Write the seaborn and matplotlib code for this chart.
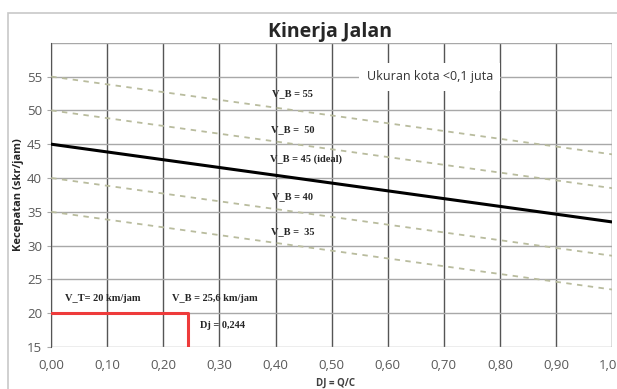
import numpy as np
import pandas as pd
import matplotlib
matplotlib.use("Agg")
from matplotlib import pyplot as plt
from matplotlib.patches import Rectangle
from matplotlib.ticker import FuncFormatter
import seaborn as sns

# speed lines: value at DJ = 0 and DJ = 1
dj_ends = [0.0, 1.0]
vb_names = ["V_B = 55", "V_B = 50", "V_B = 40", "V_B = 35"]
vb_start = [55, 50, 40, 35]
vb_end = [43.5, 38.5, 28.5, 23.5]
ideal_start = 45
ideal_end = 33.5

# red reading of the chart
dj_value = 0.244
vt_value = 20
y_bottom = 15

x_ticks = [0.0, 0.1, 0.2, 0.3, 0.4, 0.5, 0.6, 0.7, 0.8, 0.9, 1.0]
y_ticks = [15, 20, 25, 30, 35, 40, 45, 50, 55]

sns.set_style("white")
plt.rcParams["font.family"] = ["Open Sans", "DejaVu Sans"]

fig = plt.figure(figsize=(6.17, 3.89), dpi=100)
ax = fig.add_axes([0.083, 0.108, 0.909, 0.782])

# light frame around the whole chart
fig.patches.append(Rectangle((8 / 617, -0.1), 1.2, 1 - 13 / 389 + 0.1,
                             transform=fig.transFigure, fill=False,
                             edgecolor="#c8c8c8", linewidth=1.2, zorder=0))

dashed = pd.DataFrame({
    "dj": dj_ends * len(vb_names),
    "v": [v for pair in zip(vb_start, vb_end) for v in pair],
    "line": [n for n in vb_names for _ in dj_ends],
})
sns.lineplot(data=dashed, x="dj", y="v", units="line", estimator=None,
             color="#b9bc9e", linewidth=1.3, dashes=False, ax=ax, zorder=3)
for ln in ax.lines:
    ln.set_dashes((3, 3))

ideal = pd.DataFrame({"dj": dj_ends, "v": [ideal_start, ideal_end]})
sns.lineplot(data=ideal, x="dj", y="v", color="black", linewidth=2.2, ax=ax, zorder=4)

# red path: horizontal at V_T, then down at DJ
red = pd.DataFrame({"dj": [0.0, dj_value, dj_value], "v": [vt_value, vt_value, y_bottom]})
sns.lineplot(data=red, x="dj", y="v", sort=False, estimator=None,
             color="#ee3b3b", linewidth=2.2, ax=ax, zorder=5)

ax.set_xlim(0, 1)
ax.set_ylim(15, 60)
ax.set_xticks(x_ticks)
ax.set_yticks(y_ticks)
ax.xaxis.set_major_formatter(FuncFormatter(lambda v, p: f"{v:.2f}".replace(".", ",")))
ax.grid(True, axis="x", color="#555555", linewidth=1.0)
ax.grid(True, axis="y", color="#a8a8a8", linewidth=1.0)
ax.axhline(60, color="#a8a8a8", linewidth=1.0)
ax.set_axisbelow(True)
for s in ["top", "right", "bottom"]:
    ax.spines[s].set_visible(False)
ax.spines["left"].set_color("#555555")
ax.tick_params(axis="both", labelsize=9.5, labelcolor="#595959", colors="#a8a8a8",
               length=3, left=True, bottom=False)
ax.tick_params(axis="x", pad=6)

ax.set_xlabel("")
fig.text(0.543, 0.016, "DJ = Q/C", ha="center", va="center",
         fontsize=7, color="#404040", fontweight="bold")
ax.set_ylabel("Kecepatan (skr/jam)", fontsize=8, fontweight="bold", labelpad=2)
fig.text(0.535, 0.918, "Kinerja Jalan", ha="center", va="center",
         fontsize=14, fontweight="bold")

serif = dict(family="Liberation Serif", fontweight="bold", fontsize=7.5, zorder=6)
ax.text(0.43, 52.5, "V_B = 55", ha="center", va="center", **serif)
ax.text(0.43, 47.2, "V_B =  50", ha="center", va="center", **serif)
ax.text(0.455, 42.8, "V_B = 45 (ideal)", ha="center", va="center", **serif)
ax.text(0.43, 37.3, "V_B = 40", ha="center", va="center", **serif)
ax.text(0.43, 32.0, "V_B =  35", ha="center", va="center", **serif)
ax.text(0.025, 22.2, "V_T= 20 km/jam", ha="left", va="center", **serif)
ax.text(0.215, 22.2, "V_B = 25,6 km/jam", ha="left", va="center", **serif)
ax.text(0.265, 18.2, "Dj = 0,244", ha="left", va="center", **serif)

ax.text(0.675, 55, "Ukuran kota <0,1 juta", ha="center", va="center",
        fontsize=9, color="#333333", zorder=6,
        bbox=dict(boxstyle="square,pad=0.6", facecolor="white", edgecolor="none"))

fig.savefig("out.png", dpi=100)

○ ○ ○ ○ ○ ○ ○

Given problem: Gather all lines with the string "matplotlib" from the data.

Reply:
Write the seaborn and matplotlib code for this chart.
import matplotlib
matplotlib.use("Agg")
from matplotlib import pyplot as plt
from matplotlib.patches import Rectangle
from matplotlib.ticker import FuncFormatter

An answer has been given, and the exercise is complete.